COLLECTED MATERIAL start

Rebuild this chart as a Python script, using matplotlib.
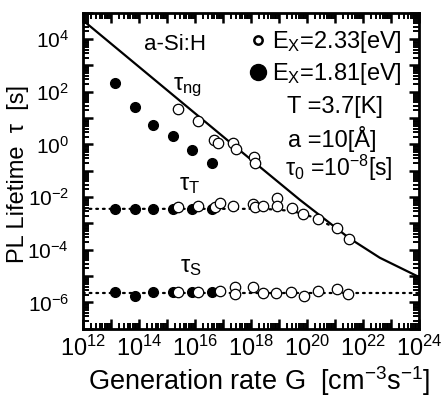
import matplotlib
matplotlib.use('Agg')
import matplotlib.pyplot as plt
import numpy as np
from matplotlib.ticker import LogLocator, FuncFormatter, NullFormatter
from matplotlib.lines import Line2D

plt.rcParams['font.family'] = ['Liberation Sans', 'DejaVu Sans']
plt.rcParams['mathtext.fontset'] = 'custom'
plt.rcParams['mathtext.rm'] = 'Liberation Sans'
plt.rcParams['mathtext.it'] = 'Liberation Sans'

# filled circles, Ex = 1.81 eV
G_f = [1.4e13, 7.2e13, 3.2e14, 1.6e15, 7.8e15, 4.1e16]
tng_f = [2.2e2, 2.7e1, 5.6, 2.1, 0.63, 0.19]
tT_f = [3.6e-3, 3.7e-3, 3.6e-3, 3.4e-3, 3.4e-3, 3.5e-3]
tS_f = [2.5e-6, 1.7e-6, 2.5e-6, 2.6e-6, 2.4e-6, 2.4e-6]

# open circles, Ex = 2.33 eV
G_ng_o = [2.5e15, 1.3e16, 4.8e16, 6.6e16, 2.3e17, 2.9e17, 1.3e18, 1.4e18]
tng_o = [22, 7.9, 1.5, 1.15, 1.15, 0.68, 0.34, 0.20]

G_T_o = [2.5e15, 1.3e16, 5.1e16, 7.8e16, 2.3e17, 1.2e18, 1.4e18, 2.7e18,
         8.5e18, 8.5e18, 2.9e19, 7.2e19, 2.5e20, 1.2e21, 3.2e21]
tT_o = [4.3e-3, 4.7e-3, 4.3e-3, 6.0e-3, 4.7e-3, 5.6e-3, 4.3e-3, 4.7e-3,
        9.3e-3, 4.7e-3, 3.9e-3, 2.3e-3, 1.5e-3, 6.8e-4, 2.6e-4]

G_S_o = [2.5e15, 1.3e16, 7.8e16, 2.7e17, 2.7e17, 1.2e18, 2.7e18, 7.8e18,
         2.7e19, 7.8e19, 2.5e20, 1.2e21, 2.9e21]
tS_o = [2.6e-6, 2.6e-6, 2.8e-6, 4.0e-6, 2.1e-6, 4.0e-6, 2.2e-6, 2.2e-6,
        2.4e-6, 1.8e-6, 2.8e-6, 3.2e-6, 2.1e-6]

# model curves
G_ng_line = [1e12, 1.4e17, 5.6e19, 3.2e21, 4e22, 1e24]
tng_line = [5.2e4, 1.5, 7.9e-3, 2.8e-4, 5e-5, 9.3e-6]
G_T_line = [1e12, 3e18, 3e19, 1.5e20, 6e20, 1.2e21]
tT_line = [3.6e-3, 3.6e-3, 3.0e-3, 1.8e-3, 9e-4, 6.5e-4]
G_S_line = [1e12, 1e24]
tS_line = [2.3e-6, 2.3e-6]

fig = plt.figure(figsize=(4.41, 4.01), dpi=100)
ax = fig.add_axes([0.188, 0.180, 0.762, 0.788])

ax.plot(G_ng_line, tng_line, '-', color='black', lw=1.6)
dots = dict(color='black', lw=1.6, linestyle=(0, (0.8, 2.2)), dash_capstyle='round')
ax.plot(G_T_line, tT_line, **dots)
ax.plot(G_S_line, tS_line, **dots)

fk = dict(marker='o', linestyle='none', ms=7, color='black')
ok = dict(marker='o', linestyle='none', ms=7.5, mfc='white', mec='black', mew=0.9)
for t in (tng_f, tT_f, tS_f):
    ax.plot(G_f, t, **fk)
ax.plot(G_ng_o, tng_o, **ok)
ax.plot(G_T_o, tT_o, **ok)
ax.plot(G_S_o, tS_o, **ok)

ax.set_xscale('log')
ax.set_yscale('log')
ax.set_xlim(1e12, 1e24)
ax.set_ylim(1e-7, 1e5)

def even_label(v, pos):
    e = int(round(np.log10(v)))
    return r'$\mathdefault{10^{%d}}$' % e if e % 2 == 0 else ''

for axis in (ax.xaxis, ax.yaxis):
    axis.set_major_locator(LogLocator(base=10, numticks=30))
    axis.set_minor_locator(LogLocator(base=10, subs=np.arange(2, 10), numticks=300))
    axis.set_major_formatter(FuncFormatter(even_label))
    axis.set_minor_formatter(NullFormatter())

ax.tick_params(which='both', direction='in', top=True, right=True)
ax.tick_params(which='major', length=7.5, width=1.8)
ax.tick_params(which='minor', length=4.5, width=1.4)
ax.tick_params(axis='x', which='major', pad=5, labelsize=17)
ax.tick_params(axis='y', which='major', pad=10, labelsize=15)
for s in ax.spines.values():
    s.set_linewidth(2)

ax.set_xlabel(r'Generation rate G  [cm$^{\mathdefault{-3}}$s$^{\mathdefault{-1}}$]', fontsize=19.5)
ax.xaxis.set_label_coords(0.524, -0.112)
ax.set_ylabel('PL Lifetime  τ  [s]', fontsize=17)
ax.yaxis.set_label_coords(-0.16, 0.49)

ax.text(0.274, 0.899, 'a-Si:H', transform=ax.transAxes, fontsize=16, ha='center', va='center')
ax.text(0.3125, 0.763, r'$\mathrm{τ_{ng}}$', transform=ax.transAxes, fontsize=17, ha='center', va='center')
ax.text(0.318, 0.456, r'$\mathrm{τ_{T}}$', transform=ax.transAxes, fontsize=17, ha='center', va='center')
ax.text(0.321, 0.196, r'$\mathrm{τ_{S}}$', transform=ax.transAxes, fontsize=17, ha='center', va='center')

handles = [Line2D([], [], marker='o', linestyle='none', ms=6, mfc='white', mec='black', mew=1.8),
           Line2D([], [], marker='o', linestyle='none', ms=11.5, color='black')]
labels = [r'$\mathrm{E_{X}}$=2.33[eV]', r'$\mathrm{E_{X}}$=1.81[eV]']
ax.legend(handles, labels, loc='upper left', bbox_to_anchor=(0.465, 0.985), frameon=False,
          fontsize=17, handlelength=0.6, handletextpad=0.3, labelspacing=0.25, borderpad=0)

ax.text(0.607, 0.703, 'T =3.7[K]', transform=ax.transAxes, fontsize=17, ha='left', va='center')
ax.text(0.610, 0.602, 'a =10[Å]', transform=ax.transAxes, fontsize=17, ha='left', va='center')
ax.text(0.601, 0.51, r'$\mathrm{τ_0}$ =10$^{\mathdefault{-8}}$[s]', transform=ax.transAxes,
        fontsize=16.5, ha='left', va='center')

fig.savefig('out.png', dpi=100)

COLLECTED MATERIAL end

- [EXERCISE DETAILS]:
Copy the material shown above in full and exactly. Skip the pictures.

- [RESULT OF THE TASK]:
Rebuild this chart as a Python script, using matplotlib.
import matplotlib
matplotlib.use('Agg')
import matplotlib.pyplot as plt
import numpy as np
from matplotlib.ticker import LogLocator, FuncFormatter, NullFormatter
from matplotlib.lines import Line2D

plt.rcParams['font.family'] = ['Liberation Sans', 'DejaVu Sans']
plt.rcParams['mathtext.fontset'] = 'custom'
plt.rcParams['mathtext.rm'] = 'Liberation Sans'
plt.rcParams['mathtext.it'] = 'Liberation Sans'

# filled circles, Ex = 1.81 eV
G_f = [1.4e13, 7.2e13, 3.2e14, 1.6e15, 7.8e15, 4.1e16]
tng_f = [2.2e2, 2.7e1, 5.6, 2.1, 0.63, 0.19]
tT_f = [3.6e-3, 3.7e-3, 3.6e-3, 3.4e-3, 3.4e-3, 3.5e-3]
tS_f = [2.5e-6, 1.7e-6, 2.5e-6, 2.6e-6, 2.4e-6, 2.4e-6]

# open circles, Ex = 2.33 eV
G_ng_o = [2.5e15, 1.3e16, 4.8e16, 6.6e16, 2.3e17, 2.9e17, 1.3e18, 1.4e18]
tng_o = [22, 7.9, 1.5, 1.15, 1.15, 0.68, 0.34, 0.20]

G_T_o = [2.5e15, 1.3e16, 5.1e16, 7.8e16, 2.3e17, 1.2e18, 1.4e18, 2.7e18,
         8.5e18, 8.5e18, 2.9e19, 7.2e19, 2.5e20, 1.2e21, 3.2e21]
tT_o = [4.3e-3, 4.7e-3, 4.3e-3, 6.0e-3, 4.7e-3, 5.6e-3, 4.3e-3, 4.7e-3,
        9.3e-3, 4.7e-3, 3.9e-3, 2.3e-3, 1.5e-3, 6.8e-4, 2.6e-4]

G_S_o = [2.5e15, 1.3e16, 7.8e16, 2.7e17, 2.7e17, 1.2e18, 2.7e18, 7.8e18,
         2.7e19, 7.8e19, 2.5e20, 1.2e21, 2.9e21]
tS_o = [2.6e-6, 2.6e-6, 2.8e-6, 4.0e-6, 2.1e-6, 4.0e-6, 2.2e-6, 2.2e-6,
        2.4e-6, 1.8e-6, 2.8e-6, 3.2e-6, 2.1e-6]

# model curves
G_ng_line = [1e12, 1.4e17, 5.6e19, 3.2e21, 4e22, 1e24]
tng_line = [5.2e4, 1.5, 7.9e-3, 2.8e-4, 5e-5, 9.3e-6]
G_T_line = [1e12, 3e18, 3e19, 1.5e20, 6e20, 1.2e21]
tT_line = [3.6e-3, 3.6e-3, 3.0e-3, 1.8e-3, 9e-4, 6.5e-4]
G_S_line = [1e12, 1e24]
tS_line = [2.3e-6, 2.3e-6]

fig = plt.figure(figsize=(4.41, 4.01), dpi=100)
ax = fig.add_axes([0.188, 0.180, 0.762, 0.788])

ax.plot(G_ng_line, tng_line, '-', color='black', lw=1.6)
dots = dict(color='black', lw=1.6, linestyle=(0, (0.8, 2.2)), dash_capstyle='round')
ax.plot(G_T_line, tT_line, **dots)
ax.plot(G_S_line, tS_line, **dots)

fk = dict(marker='o', linestyle='none', ms=7, color='black')
ok = dict(marker='o', linestyle='none', ms=7.5, mfc='white', mec='black', mew=0.9)
for t in (tng_f, tT_f, tS_f):
    ax.plot(G_f, t, **fk)
ax.plot(G_ng_o, tng_o, **ok)
ax.plot(G_T_o, tT_o, **ok)
ax.plot(G_S_o, tS_o, **ok)

ax.set_xscale('log')
ax.set_yscale('log')
ax.set_xlim(1e12, 1e24)
ax.set_ylim(1e-7, 1e5)

def even_label(v, pos):
    e = int(round(np.log10(v)))
    return r'$\mathdefault{10^{%d}}$' % e if e % 2 == 0 else ''

for axis in (ax.xaxis, ax.yaxis):
    axis.set_major_locator(LogLocator(base=10, numticks=30))
    axis.set_minor_locator(LogLocator(base=10, subs=np.arange(2, 10), numticks=300))
    axis.set_major_formatter(FuncFormatter(even_label))
    axis.set_minor_formatter(NullFormatter())

ax.tick_params(which='both', direction='in', top=True, right=True)
ax.tick_params(which='major', length=7.5, width=1.8)
ax.tick_params(which='minor', length=4.5, width=1.4)
ax.tick_params(axis='x', which='major', pad=5, labelsize=17)
ax.tick_params(axis='y', which='major', pad=10, labelsize=15)
for s in ax.spines.values():
    s.set_linewidth(2)

ax.set_xlabel(r'Generation rate G  [cm$^{\mathdefault{-3}}$s$^{\mathdefault{-1}}$]', fontsize=19.5)
ax.xaxis.set_label_coords(0.524, -0.112)
ax.set_ylabel('PL Lifetime  τ  [s]', fontsize=17)
ax.yaxis.set_label_coords(-0.16, 0.49)

ax.text(0.274, 0.899, 'a-Si:H', transform=ax.transAxes, fontsize=16, ha='center', va='center')
ax.text(0.3125, 0.763, r'$\mathrm{τ_{ng}}$', transform=ax.transAxes, fontsize=17, ha='center', va='center')
ax.text(0.318, 0.456, r'$\mathrm{τ_{T}}$', transform=ax.transAxes, fontsize=17, ha='center', va='center')
ax.text(0.321, 0.196, r'$\mathrm{τ_{S}}$', transform=ax.transAxes, fontsize=17, ha='center', va='center')

handles = [Line2D([], [], marker='o', linestyle='none', ms=6, mfc='white', mec='black', mew=1.8),
           Line2D([], [], marker='o', linestyle='none', ms=11.5, color='black')]
labels = [r'$\mathrm{E_{X}}$=2.33[eV]', r'$\mathrm{E_{X}}$=1.81[eV]']
ax.legend(handles, labels, loc='upper left', bbox_to_anchor=(0.465, 0.985), frameon=False,
          fontsize=17, handlelength=0.6, handletextpad=0.3, labelspacing=0.25, borderpad=0)

ax.text(0.607, 0.703, 'T =3.7[K]', transform=ax.transAxes, fontsize=17, ha='left', va='center')
ax.text(0.610, 0.602, 'a =10[Å]', transform=ax.transAxes, fontsize=17, ha='left', va='center')
ax.text(0.601, 0.51, r'$\mathrm{τ_0}$ =10$^{\mathdefault{-8}}$[s]', transform=ax.transAxes,
        fontsize=16.5, ha='left', va='center')

fig.savefig('out.png', dpi=100)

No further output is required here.